We all know that students come to us with gaps in many different areas. With COVID closures and different levels of access to technology and support at home, it’s likely that your end-of-year data will vary widely. In order to best address the needs of all students, consider a flipped classroom approach, with more time spent on small groups and personalized learning than whole-group instruction allows. With this approach, you’ll be able to meet students where they are and focus on filling those learning gaps.

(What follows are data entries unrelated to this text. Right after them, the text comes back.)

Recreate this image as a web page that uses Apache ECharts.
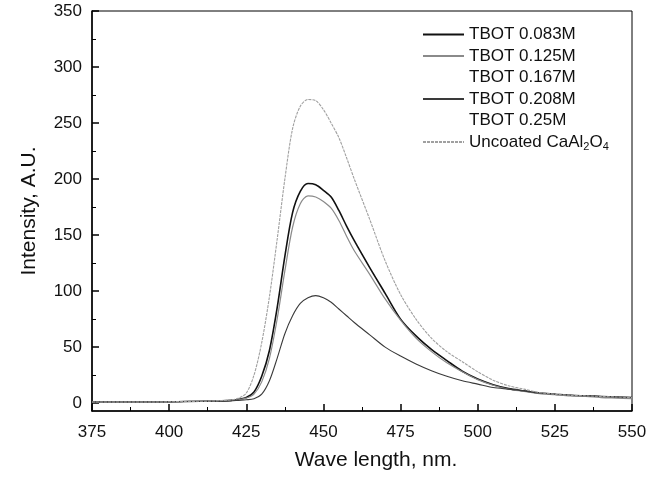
<!DOCTYPE html>
<html>
<head>
<meta charset="utf-8">
<script src="https://cdn.jsdelivr.net/npm/echarts@6/dist/echarts.min.js"></script>
<style>
  html, body { margin: 0; padding: 0; background: #fff; }
  #chart { width: 669px; height: 477px; }
</style>
</head>
<body>
<div id="chart"></div>
<script>
// wavelengths (nm) shared by all curves
const wavelengths = [375, 385, 395, 405, 415, 420, 422.5, 425, 427.5, 430, 432.5, 435, 437.5, 440, 442.5, 445, 447.5, 450, 452.5, 455, 457.5, 460, 465, 470, 475, 480, 485, 490, 495, 500, 505, 510, 515, 520, 525, 530, 535, 540, 545, 550];

const tbot083 = [1, 1, 1, 1.5, 2, 2.5, 3.5, 5, 10, 24, 47, 85, 131, 170, 189, 196, 195, 190, 184, 172, 158, 145, 121, 98, 75, 60, 48, 38, 28.5, 21.5, 16.5, 13, 11, 9, 8, 7, 6.5, 6, 5.5, 5];
const tbot125 = [1, 1, 1, 1.5, 2, 2.5, 3, 4.5, 8, 19, 40, 75, 118, 157, 178, 185, 184, 180, 174, 163, 149, 136, 115, 93, 74, 58, 46, 36, 28, 21, 16, 12.5, 10.5, 8.5, 7.5, 6.5, 6, 5, 4.5, 4];
const tbot167 = [];
const tbot208 = [1, 1, 1, 1.5, 1.5, 2, 2.5, 3, 4, 8, 20, 40, 62, 78, 89, 94, 96, 94, 90, 84, 78, 72, 61, 50, 42, 35, 29, 24, 20, 17, 14, 12.5, 11, 9, 8, 7, 6.5, 6, 5.5, 5];
const tbot250 = [];
const uncoated = [1, 1, 1, 1.5, 2, 3, 4.5, 9, 25, 54, 95, 146, 200, 245, 265, 271, 270, 262, 250, 237, 219, 200, 164, 127, 97, 75, 58, 46, 37, 28, 20.5, 15.5, 12.5, 9.5, 8, 7, 6.5, 6, 5.5, 5];

const seriesNames = ["TBOT 0.083M", "TBOT 0.125M", "TBOT 0.167M", "TBOT 0.208M", "TBOT 0.25M", "Uncoated CaAl2O4"];
const yTicks = [0, 50, 100, 150, 200, 250, 300, 350];
const yMinorTicks = [25, 75, 125, 175, 225, 275, 325];

const font = "'Liberation Sans', Arial, sans-serif";

function pairs(values) {
  return values.map((v, i) => [wavelengths[i], v]);
}

function line(name, values, color, width, type) {
  return {
    name,
    type: "line",
    data: pairs(values),
    symbol: "none",
    smooth: 0.3,
    color,
    lineStyle: { color, width, type: type || "solid" },
    emphasis: { disabled: true }
  };
}

const chart = echarts.init(document.getElementById("chart"));
chart.setOption({
  backgroundColor: "#fff",
  animation: false,
  textStyle: { fontFamily: font },
  grid: {
    left: 92, right: 37, top: 11, bottom: 66,
    show: true, borderColor: "#000", borderWidth: 1
  },
  legend: {
    orient: "vertical",
    left: 417,
    top: 21,
    itemWidth: 41,
    itemHeight: 10,
    itemGap: 4.5,
    itemStyle: { opacity: 0 },
    data: seriesNames,
    textStyle: {
      fontFamily: font, fontSize: 17, color: "#111", lineHeight: 17,
      rich: {
        sub: { fontSize: 11, color: "#111", padding: [9, 0, 0, 0], fontFamily: font }
      }
    },
    formatter(name) {
      return name === "Uncoated CaAl2O4" ? "Uncoated CaAl{sub|2}O{sub|4}" : name;
    }
  },
  xAxis: {
    type: "value",
    min: 375,
    max: 550,
    interval: 25,
    name: "Wave length, nm.",
    nameLocation: "middle",
    nameGap: 39,
    nameTextStyle: { fontFamily: font, fontSize: 21, color: "#111", padding: [0, 0, 0, 28] },
    axisLine: { onZero: false, lineStyle: { color: "#000", width: 1.5 } },
    axisTick: { inside: true, length: 7, lineStyle: { color: "#000", width: 1.5 } },
    minorTick: { show: true, splitNumber: 2, length: 4, lineStyle: { color: "#000" } },
    axisLabel: { margin: 13, fontFamily: font, fontSize: 17, color: "#111" },
    splitLine: { show: false }
  },
  yAxis: [
    {
      type: "value",
      min: -7,
      max: 350,
      name: "Intensity, A.U.",
      nameLocation: "middle",
      nameGap: 52,
      nameTextStyle: { fontFamily: font, fontSize: 21, color: "#111" },
      axisLine: { show: true, lineStyle: { color: "#000", width: 1.5 } },
      axisTick: { inside: true, length: 7, customValues: yTicks, lineStyle: { color: "#000", width: 1.5 } },
      axisLabel: { customValues: yTicks, margin: 10, fontFamily: font, fontSize: 17, color: "#111" },
      splitLine: { show: false }
    },
    {
      type: "value",
      min: -7,
      max: 350,
      position: "left",
      axisLine: { show: false },
      axisTick: { show: true, inside: true, length: 4, customValues: yMinorTicks, lineStyle: { color: "#000" } },
      axisLabel: { show: false },
      splitLine: { show: false }
    }
  ],
  series: [
    line(seriesNames[0], tbot083, "#111", 1.6),
    line(seriesNames[1], tbot125, "#8a8a8a", 1.2),
    line(seriesNames[2], tbot167, "#ffffff", 1),
    line(seriesNames[3], tbot208, "#3a3a3a", 1.1),
    line(seriesNames[4], tbot250, "#ffffff", 1),
    line(seriesNames[5], uncoated, "#a0a0a0", 1.1, [3, 1])
  ]
});
</script>
</body>
</html>
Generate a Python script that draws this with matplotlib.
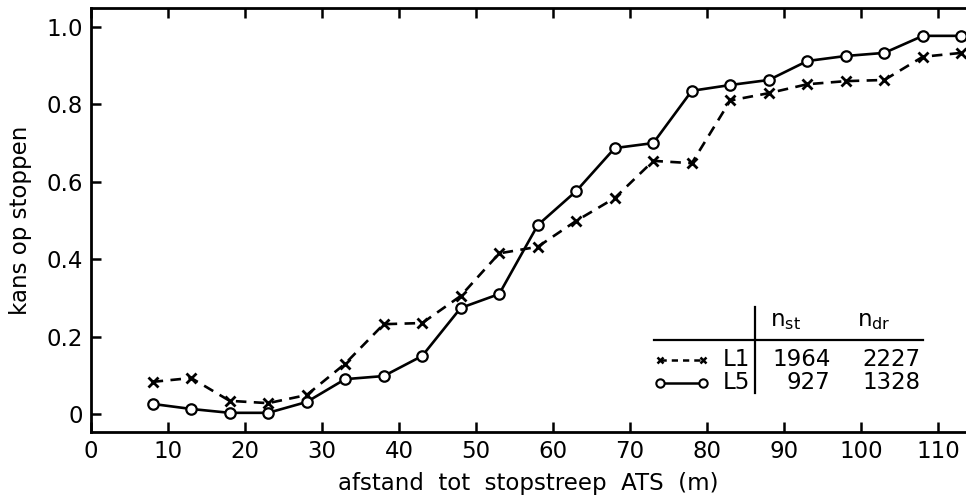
import numpy as np
import matplotlib
matplotlib.use("Agg")
import matplotlib.pyplot as plt
from matplotlib.lines import Line2D

plt.rcParams["font.family"] = "DejaVu Sans"
plt.rcParams["mathtext.default"] = "regular"

# afstand tot stopstreep (m)
afstand = [8, 13, 18, 23, 28, 33, 38, 43, 48, 53, 58, 63, 68, 73, 78, 83, 88, 93, 98, 103, 108, 113]

# kans op stoppen
kans_L1 = [0.083, 0.093, 0.034, 0.028, 0.049, 0.13, 0.232, 0.235, 0.305, 0.415, 0.432,
           0.499, 0.558, 0.654, 0.648, 0.81, 0.829, 0.852, 0.86, 0.863, 0.923, 0.933]
kans_L5 = [0.026, 0.013, 0.003, 0.003, 0.031, 0.09, 0.098, 0.15, 0.274, 0.31, 0.488,
           0.576, 0.687, 0.70, 0.835, 0.85, 0.863, 0.912, 0.925, 0.933, 0.977, 0.977]

# tabel
namen = ["L1", "L5"]
n_st = [1964, 927]
n_dr = [2227, 1328]

xticks = [0, 10, 20, 30, 40, 50, 60, 70, 80, 90, 100, 110]
yticks = [0, 0.2, 0.4, 0.6, 0.8, 1.0]
ylabels = ["0", "0.2", "0.4", "0.6", "0.8", "1.0"]

fig = plt.figure(figsize=(9.66, 4.99), dpi=100)
ax = fig.add_axes([0.0942, 0.1343, 0.9058, 0.8497])

ax.plot(afstand, kans_L1, color="black", lw=1.9, ls=(0, (4, 2.8)),
        marker="x", ms=7, mew=2, clip_on=False)
ax.plot(afstand, kans_L5, color="black", lw=1.9, ls="-",
        marker="o", ms=7.5, mew=1.6, mfc="white", clip_on=False)

ax.set_xlim(0, 113.6)
ax.set_ylim(-0.0465, 1.049)
ax.set_xticks(xticks)
ax.set_yticks(yticks)
ax.set_yticklabels(ylabels)
ax.tick_params(direction="in", length=7.5, width=1.8, labelsize=16.5, pad=6)
ax.tick_params(axis="x", top=True)
ax.spines["right"].set_visible(False)
for s in ["left", "bottom", "top"]:
    ax.spines[s].set_linewidth(2)

ax.set_xlabel("afstand  tot  stopstreep  ATS  (m)", fontsize=16.5, labelpad=6)
ax.set_ylabel("kans op stoppen", fontsize=16.5, labelpad=10)

# tabel rechtsonder
tr = ax.transAxes
ax.add_line(Line2D([0.644, 0.951], [0.217, 0.217], color="black", lw=1.6, transform=tr))
ax.add_line(Line2D([0.759, 0.759], [0.092, 0.295], color="black", lw=1.6, transform=tr))
ax.text(0.776, 0.262, "$n_{st}$", transform=tr, fontsize=16.5, va="center")
ax.text(0.875, 0.262, "$n_{dr}$", transform=tr, fontsize=16.5, va="center")
rij_y = [0.170, 0.116]
stijlen = [dict(ls=(0, (2.5, 2)), marker="x", ms=5, mew=1.8, mfc="black"),
           dict(ls="-", marker="o", ms=6, mew=1.5, mfc="white")]
for i in range(2):
    ax.add_line(Line2D([0.650, 0.700], [rij_y[i], rij_y[i]], color="black", lw=1.8,
                       transform=tr, **stijlen[i]))
    ax.text(0.753, rij_y[i], namen[i], transform=tr, fontsize=16.5, va="center", ha="right")
    ax.text(0.845, rij_y[i], str(n_st[i]), transform=tr, fontsize=16.5, va="center", ha="right")
    ax.text(0.948, rij_y[i], str(n_dr[i]), transform=tr, fontsize=16.5, va="center", ha="right")

fig.savefig("out.png", dpi=100)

Teacher Outside with Small Group of Students

Use the data to begin planning for interventions

If your budget enables you to hire interventionists, using end-of-year data to determine the interventions students need most ensures that you will hire the right people for the job. You can use the data to guide the interview process and give your interventionists an idea of what they can expect when they return in the fall. The data will also give you an idea of how many students require interventions so that you can plan a schedule that will accommodate their needs.

RTI Pyramid

Plan back-to-school professional development for targeted areas

When looking at end-of-year data, begin thinking about what type of professional development teachers will be given when they return to school. If there are areas the students struggled in across all grade levels, arrange professional development for teachers in those areas. This will provide teachers with the support they need to address schoolwide concerns and create consistency from one grade to the next.

To see how you can target specific math needs with actionable data, view an annotated Average Skills Gap Report from Let’s Go Learn’s math assessment, ADAM.

Reviewing end-of-year data is a big task, but by using these tips, you can proactively plan for the new school year. Whether you’re able to implement all five tips or only have time for one, you’ll be happy you took the time to review the data when the new year begins.